DATASET CONTENT:
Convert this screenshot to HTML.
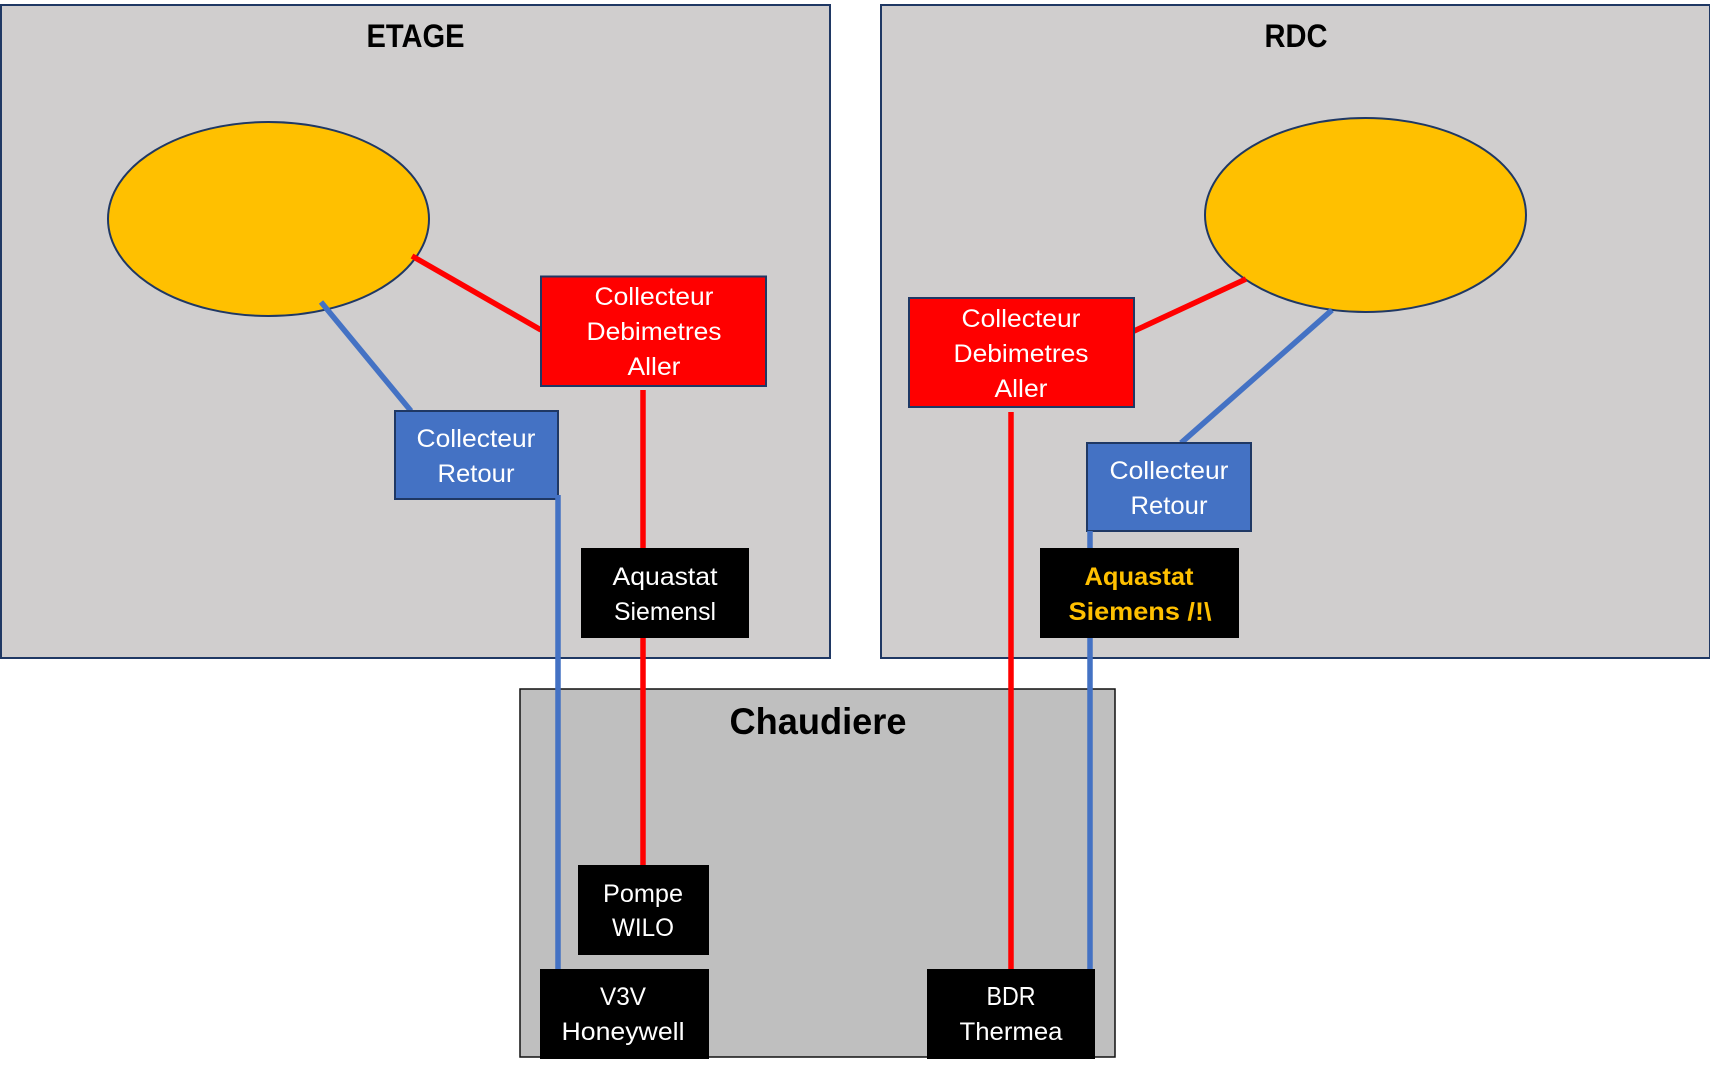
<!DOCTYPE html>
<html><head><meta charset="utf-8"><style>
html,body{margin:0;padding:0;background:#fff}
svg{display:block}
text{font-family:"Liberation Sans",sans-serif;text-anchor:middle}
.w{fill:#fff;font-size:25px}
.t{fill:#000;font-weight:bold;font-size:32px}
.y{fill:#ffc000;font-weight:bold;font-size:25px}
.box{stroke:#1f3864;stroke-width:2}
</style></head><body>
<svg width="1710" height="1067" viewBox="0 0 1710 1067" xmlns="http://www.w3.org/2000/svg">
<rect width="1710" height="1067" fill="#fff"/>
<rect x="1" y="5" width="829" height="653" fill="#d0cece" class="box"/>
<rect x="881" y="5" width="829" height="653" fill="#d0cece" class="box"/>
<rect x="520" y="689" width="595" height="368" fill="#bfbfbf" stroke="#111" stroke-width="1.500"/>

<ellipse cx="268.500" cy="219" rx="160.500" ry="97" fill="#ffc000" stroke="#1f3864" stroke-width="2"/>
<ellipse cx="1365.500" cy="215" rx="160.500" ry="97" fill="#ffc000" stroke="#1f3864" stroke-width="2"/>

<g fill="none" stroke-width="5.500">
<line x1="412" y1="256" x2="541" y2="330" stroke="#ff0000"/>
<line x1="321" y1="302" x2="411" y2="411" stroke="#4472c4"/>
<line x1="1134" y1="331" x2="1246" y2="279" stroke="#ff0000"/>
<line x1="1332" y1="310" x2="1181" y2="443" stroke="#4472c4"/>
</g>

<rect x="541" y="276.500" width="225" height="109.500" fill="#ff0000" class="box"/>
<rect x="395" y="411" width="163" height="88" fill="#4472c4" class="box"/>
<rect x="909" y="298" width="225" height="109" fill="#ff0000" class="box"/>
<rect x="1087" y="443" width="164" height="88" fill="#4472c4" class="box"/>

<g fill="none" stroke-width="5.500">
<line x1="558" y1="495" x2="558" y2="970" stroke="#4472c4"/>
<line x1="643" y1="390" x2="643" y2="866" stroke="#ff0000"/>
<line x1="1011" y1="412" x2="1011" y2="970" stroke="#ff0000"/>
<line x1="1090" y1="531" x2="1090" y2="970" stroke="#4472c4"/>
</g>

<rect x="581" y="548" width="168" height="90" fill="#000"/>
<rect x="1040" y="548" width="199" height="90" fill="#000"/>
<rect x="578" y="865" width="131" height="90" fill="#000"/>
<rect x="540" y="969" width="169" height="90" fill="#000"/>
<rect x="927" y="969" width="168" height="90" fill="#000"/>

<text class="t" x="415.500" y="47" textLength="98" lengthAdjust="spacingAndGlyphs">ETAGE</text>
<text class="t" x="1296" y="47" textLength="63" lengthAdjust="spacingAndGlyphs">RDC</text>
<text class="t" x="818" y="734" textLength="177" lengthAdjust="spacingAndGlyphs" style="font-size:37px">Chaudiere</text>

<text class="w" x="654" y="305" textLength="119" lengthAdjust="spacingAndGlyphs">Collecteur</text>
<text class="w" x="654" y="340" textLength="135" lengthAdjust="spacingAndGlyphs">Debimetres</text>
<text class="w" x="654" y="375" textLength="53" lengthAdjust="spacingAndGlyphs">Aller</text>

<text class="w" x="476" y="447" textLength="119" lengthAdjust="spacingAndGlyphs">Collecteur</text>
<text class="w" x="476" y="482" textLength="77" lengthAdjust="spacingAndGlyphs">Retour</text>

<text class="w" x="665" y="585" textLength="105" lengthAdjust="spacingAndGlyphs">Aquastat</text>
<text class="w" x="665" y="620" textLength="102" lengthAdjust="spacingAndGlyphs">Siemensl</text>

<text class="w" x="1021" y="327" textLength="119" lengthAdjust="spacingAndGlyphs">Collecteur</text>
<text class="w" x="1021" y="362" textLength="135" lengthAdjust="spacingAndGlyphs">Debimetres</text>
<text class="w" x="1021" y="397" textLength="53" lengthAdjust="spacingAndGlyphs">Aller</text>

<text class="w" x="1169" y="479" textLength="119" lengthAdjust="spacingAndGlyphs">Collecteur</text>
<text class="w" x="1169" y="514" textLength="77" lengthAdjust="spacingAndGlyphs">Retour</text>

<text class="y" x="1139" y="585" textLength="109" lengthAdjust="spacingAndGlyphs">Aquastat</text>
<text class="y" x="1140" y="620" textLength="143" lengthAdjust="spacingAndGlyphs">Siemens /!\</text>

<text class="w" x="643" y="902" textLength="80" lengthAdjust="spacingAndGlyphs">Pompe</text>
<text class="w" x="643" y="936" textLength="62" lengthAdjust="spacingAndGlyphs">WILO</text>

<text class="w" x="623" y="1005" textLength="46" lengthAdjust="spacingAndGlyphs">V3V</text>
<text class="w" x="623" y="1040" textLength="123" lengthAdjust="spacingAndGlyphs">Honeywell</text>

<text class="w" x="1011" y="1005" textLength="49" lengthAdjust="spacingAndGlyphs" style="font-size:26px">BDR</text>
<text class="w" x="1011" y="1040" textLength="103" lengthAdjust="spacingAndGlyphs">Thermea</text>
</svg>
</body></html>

SHORT EXERCISE: Give all the lines above again, character for character, without pictures.

SOLUTION BELOW:
Convert this screenshot to HTML.
<!DOCTYPE html>
<html><head><meta charset="utf-8"><style>
html,body{margin:0;padding:0;background:#fff}
svg{display:block}
text{font-family:"Liberation Sans",sans-serif;text-anchor:middle}
.w{fill:#fff;font-size:25px}
.t{fill:#000;font-weight:bold;font-size:32px}
.y{fill:#ffc000;font-weight:bold;font-size:25px}
.box{stroke:#1f3864;stroke-width:2}
</style></head><body>
<svg width="1710" height="1067" viewBox="0 0 1710 1067" xmlns="http://www.w3.org/2000/svg">
<rect width="1710" height="1067" fill="#fff"/>
<rect x="1" y="5" width="829" height="653" fill="#d0cece" class="box"/>
<rect x="881" y="5" width="829" height="653" fill="#d0cece" class="box"/>
<rect x="520" y="689" width="595" height="368" fill="#bfbfbf" stroke="#111" stroke-width="1.500"/>

<ellipse cx="268.500" cy="219" rx="160.500" ry="97" fill="#ffc000" stroke="#1f3864" stroke-width="2"/>
<ellipse cx="1365.500" cy="215" rx="160.500" ry="97" fill="#ffc000" stroke="#1f3864" stroke-width="2"/>

<g fill="none" stroke-width="5.500">
<line x1="412" y1="256" x2="541" y2="330" stroke="#ff0000"/>
<line x1="321" y1="302" x2="411" y2="411" stroke="#4472c4"/>
<line x1="1134" y1="331" x2="1246" y2="279" stroke="#ff0000"/>
<line x1="1332" y1="310" x2="1181" y2="443" stroke="#4472c4"/>
</g>

<rect x="541" y="276.500" width="225" height="109.500" fill="#ff0000" class="box"/>
<rect x="395" y="411" width="163" height="88" fill="#4472c4" class="box"/>
<rect x="909" y="298" width="225" height="109" fill="#ff0000" class="box"/>
<rect x="1087" y="443" width="164" height="88" fill="#4472c4" class="box"/>

<g fill="none" stroke-width="5.500">
<line x1="558" y1="495" x2="558" y2="970" stroke="#4472c4"/>
<line x1="643" y1="390" x2="643" y2="866" stroke="#ff0000"/>
<line x1="1011" y1="412" x2="1011" y2="970" stroke="#ff0000"/>
<line x1="1090" y1="531" x2="1090" y2="970" stroke="#4472c4"/>
</g>

<rect x="581" y="548" width="168" height="90" fill="#000"/>
<rect x="1040" y="548" width="199" height="90" fill="#000"/>
<rect x="578" y="865" width="131" height="90" fill="#000"/>
<rect x="540" y="969" width="169" height="90" fill="#000"/>
<rect x="927" y="969" width="168" height="90" fill="#000"/>

<text class="t" x="415.500" y="47" textLength="98" lengthAdjust="spacingAndGlyphs">ETAGE</text>
<text class="t" x="1296" y="47" textLength="63" lengthAdjust="spacingAndGlyphs">RDC</text>
<text class="t" x="818" y="734" textLength="177" lengthAdjust="spacingAndGlyphs" style="font-size:37px">Chaudiere</text>

<text class="w" x="654" y="305" textLength="119" lengthAdjust="spacingAndGlyphs">Collecteur</text>
<text class="w" x="654" y="340" textLength="135" lengthAdjust="spacingAndGlyphs">Debimetres</text>
<text class="w" x="654" y="375" textLength="53" lengthAdjust="spacingAndGlyphs">Aller</text>

<text class="w" x="476" y="447" textLength="119" lengthAdjust="spacingAndGlyphs">Collecteur</text>
<text class="w" x="476" y="482" textLength="77" lengthAdjust="spacingAndGlyphs">Retour</text>

<text class="w" x="665" y="585" textLength="105" lengthAdjust="spacingAndGlyphs">Aquastat</text>
<text class="w" x="665" y="620" textLength="102" lengthAdjust="spacingAndGlyphs">Siemensl</text>

<text class="w" x="1021" y="327" textLength="119" lengthAdjust="spacingAndGlyphs">Collecteur</text>
<text class="w" x="1021" y="362" textLength="135" lengthAdjust="spacingAndGlyphs">Debimetres</text>
<text class="w" x="1021" y="397" textLength="53" lengthAdjust="spacingAndGlyphs">Aller</text>

<text class="w" x="1169" y="479" textLength="119" lengthAdjust="spacingAndGlyphs">Collecteur</text>
<text class="w" x="1169" y="514" textLength="77" lengthAdjust="spacingAndGlyphs">Retour</text>

<text class="y" x="1139" y="585" textLength="109" lengthAdjust="spacingAndGlyphs">Aquastat</text>
<text class="y" x="1140" y="620" textLength="143" lengthAdjust="spacingAndGlyphs">Siemens /!\</text>

<text class="w" x="643" y="902" textLength="80" lengthAdjust="spacingAndGlyphs">Pompe</text>
<text class="w" x="643" y="936" textLength="62" lengthAdjust="spacingAndGlyphs">WILO</text>

<text class="w" x="623" y="1005" textLength="46" lengthAdjust="spacingAndGlyphs">V3V</text>
<text class="w" x="623" y="1040" textLength="123" lengthAdjust="spacingAndGlyphs">Honeywell</text>

<text class="w" x="1011" y="1005" textLength="49" lengthAdjust="spacingAndGlyphs" style="font-size:26px">BDR</text>
<text class="w" x="1011" y="1040" textLength="103" lengthAdjust="spacingAndGlyphs">Thermea</text>
</svg>
</body></html>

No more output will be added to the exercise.